A Murillo le encantaba pintar, en el siglo XVII, escenas con chicos paveando. Tal vez le divertiría saber que hoy, más de trescientos años después, hay un jugador colombiano de fútbol que se llama como él, que su retrato aparece en una fan page de Facebook con 508 “Me gusta” –una miseria en ese mundo de frenesí fácil– y que su apellido es una marca de papel para envolver regalos de cumpleaños que los chicos les llevan a sus amiguitos como pasaporte para entrar al mundo vertiginoso de los peloteros.
¿Cómo llegó Murillo al living de mis abuelos? Por el milagro de la técnica y la confianza ciega de la clase media en el arte. Durante años estuvo colgada en una de las paredes una reproducción barata de Niños comiendo un pastel: un chico sucio y angurriento, en patas, jugando con un pedazo de comida al lado de otro que se ríe y de un perrito hipnotizado –el verdadero protagonista del cuadro. Chicos haciendo lo mismo que mis amigos y yo hacíamos con las golosinas en la vereda.
La gente necesita imágenes. El otro día estaba en un negocio y una señora entró a preguntar si vendían “paisajes para decorar”: se llevó un amanecer intenso que ahora debe estar colgado en su comedor, aunque su cerebro ya se acostumbró a esa mancha naranja en la pared, a dos metros de altura. El Murillo de mis abuelos estaba al lado de un espejo en el que todos se miraban: mi mamá, mis hermanos, mis primos de Buenos Aires. Se arreglaban el pelo, se fijaban si tenían algo entre los dientes. Pero nadie se paraba a ver esos chicos barrocos. En el verano, llegaba desde el patio el ruido que hacíamos en la pileta vieja de cemento que tenía como tapón una botellita de Apasmo, y los Murillo tampoco se inmutaban.
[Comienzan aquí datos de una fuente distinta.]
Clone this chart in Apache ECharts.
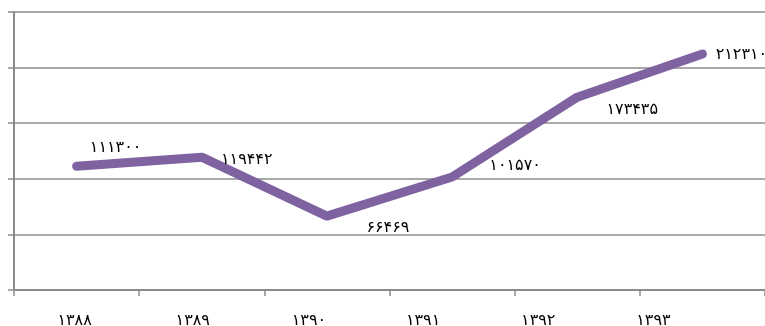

Muchos años después fui al Museo del Prado. Estaba en Madrid para pasar Año Nuevo con unos amigos. Era estudiante, tenía una beca y había llegado a España después de cruzar Francia en un colectivo de cotillón, doblado como un muñeco. En el museo me encontré con Murillo y hasta hoy creí haber visto el mismo cuadro, pero acabo de leer que los chicos y el perro viven en Munich y no salieron de ahí. No sé. Pero por ese eco de las imágenes, en esa sala del Prado vi otra vez la casa de mis abuelos que un arquitecto hizo tirar abajo hace un par de años para levantar dos casas nuevas. En una viven mi hermano con sus dos hijitos, que nunca van a saber cómo era el lugar en el que nosotros crecimos, aunque ellos también están pisando un lugar que va a desaparecer y que un día del futuro volverá en alguna cosa que miren.